DIRECTIONS FOR THIS TASK: Everything from the first line down to the line containing "var k2oRange = [0, 4];" should be reproduced exactly; please include nothing else.

··········

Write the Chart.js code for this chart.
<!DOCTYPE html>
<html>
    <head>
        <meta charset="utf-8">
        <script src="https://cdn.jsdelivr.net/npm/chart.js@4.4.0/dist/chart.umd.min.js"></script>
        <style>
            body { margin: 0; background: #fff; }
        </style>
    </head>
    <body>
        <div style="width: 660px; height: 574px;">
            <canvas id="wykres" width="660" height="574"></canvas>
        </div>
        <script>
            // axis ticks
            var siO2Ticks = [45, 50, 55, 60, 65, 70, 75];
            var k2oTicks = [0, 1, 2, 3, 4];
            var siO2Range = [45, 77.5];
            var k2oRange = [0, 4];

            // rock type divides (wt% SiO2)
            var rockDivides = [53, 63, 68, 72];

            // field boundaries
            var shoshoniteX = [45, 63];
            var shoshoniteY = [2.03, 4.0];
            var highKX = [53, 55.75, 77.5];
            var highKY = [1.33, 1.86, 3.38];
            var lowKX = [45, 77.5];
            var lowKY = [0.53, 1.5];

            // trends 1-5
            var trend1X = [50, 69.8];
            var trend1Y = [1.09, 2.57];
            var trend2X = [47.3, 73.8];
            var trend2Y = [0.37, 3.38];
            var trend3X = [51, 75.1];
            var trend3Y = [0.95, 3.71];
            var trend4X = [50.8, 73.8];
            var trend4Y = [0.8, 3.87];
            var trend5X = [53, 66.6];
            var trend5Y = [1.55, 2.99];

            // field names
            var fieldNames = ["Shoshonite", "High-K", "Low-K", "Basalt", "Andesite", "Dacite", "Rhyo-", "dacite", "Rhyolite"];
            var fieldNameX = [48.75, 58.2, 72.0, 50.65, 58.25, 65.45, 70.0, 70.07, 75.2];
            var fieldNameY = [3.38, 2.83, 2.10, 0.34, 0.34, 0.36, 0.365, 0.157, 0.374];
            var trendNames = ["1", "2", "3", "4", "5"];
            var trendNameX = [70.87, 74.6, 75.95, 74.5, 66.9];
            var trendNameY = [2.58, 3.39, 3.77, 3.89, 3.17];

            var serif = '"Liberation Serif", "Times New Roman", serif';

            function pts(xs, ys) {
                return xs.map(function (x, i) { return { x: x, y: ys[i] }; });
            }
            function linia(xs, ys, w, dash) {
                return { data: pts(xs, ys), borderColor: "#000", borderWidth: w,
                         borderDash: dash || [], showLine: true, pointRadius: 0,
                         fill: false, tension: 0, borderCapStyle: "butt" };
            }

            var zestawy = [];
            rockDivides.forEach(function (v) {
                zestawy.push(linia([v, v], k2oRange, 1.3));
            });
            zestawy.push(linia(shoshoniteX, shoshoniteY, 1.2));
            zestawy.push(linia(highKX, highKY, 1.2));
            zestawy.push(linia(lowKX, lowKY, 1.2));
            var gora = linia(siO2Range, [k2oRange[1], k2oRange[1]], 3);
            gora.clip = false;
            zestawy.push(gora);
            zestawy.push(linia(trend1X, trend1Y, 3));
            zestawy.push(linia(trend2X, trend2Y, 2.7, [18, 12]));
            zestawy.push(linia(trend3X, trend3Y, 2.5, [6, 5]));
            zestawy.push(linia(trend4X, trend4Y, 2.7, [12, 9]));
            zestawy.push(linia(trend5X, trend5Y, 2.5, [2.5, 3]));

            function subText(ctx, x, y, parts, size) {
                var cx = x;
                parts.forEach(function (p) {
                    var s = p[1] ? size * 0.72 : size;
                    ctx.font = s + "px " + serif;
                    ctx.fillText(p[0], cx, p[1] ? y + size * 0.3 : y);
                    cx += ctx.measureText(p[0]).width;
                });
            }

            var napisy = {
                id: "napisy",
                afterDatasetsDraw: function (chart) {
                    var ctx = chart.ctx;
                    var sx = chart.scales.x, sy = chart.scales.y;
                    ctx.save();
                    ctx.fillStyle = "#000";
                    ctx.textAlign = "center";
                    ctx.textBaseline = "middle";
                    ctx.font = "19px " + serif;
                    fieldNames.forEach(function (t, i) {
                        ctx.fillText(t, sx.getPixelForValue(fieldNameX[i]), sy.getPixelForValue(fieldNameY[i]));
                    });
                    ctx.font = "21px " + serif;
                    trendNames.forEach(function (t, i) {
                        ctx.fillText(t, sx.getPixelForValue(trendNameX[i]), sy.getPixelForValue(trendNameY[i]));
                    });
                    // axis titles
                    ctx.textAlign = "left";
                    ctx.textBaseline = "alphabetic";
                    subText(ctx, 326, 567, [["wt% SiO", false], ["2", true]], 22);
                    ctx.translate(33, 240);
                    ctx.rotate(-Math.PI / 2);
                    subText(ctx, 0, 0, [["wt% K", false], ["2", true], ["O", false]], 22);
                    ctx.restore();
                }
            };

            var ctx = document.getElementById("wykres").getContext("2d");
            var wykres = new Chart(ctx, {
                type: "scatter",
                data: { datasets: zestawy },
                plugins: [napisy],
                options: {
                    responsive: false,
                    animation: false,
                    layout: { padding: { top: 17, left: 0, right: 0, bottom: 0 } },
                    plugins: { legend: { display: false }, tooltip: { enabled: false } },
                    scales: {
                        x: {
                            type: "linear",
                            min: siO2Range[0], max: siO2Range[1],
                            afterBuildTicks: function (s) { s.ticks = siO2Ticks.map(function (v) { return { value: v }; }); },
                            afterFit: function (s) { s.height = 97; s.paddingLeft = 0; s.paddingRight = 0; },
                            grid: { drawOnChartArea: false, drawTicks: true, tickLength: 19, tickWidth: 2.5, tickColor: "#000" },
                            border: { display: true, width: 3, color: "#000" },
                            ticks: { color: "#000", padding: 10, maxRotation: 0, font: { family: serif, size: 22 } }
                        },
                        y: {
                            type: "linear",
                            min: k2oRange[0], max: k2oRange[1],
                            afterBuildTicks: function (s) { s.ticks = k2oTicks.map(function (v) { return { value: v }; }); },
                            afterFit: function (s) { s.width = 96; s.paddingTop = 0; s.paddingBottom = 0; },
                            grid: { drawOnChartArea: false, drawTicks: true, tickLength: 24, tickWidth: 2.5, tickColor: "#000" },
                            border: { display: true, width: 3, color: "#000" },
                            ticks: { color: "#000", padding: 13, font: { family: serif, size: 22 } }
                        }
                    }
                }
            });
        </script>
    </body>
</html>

··········

THE SOLUTION:
Write the Chart.js code for this chart.
<!DOCTYPE html>
<html>
    <head>
        <meta charset="utf-8">
        <script src="https://cdn.jsdelivr.net/npm/chart.js@4.4.0/dist/chart.umd.min.js"></script>
        <style>
            body { margin: 0; background: #fff; }
        </style>
    </head>
    <body>
        <div style="width: 660px; height: 574px;">
            <canvas id="wykres" width="660" height="574"></canvas>
        </div>
        <script>
            // axis ticks
            var siO2Ticks = [45, 50, 55, 60, 65, 70, 75];
            var k2oTicks = [0, 1, 2, 3, 4];
            var siO2Range = [45, 77.5];
            var k2oRange = [0, 4];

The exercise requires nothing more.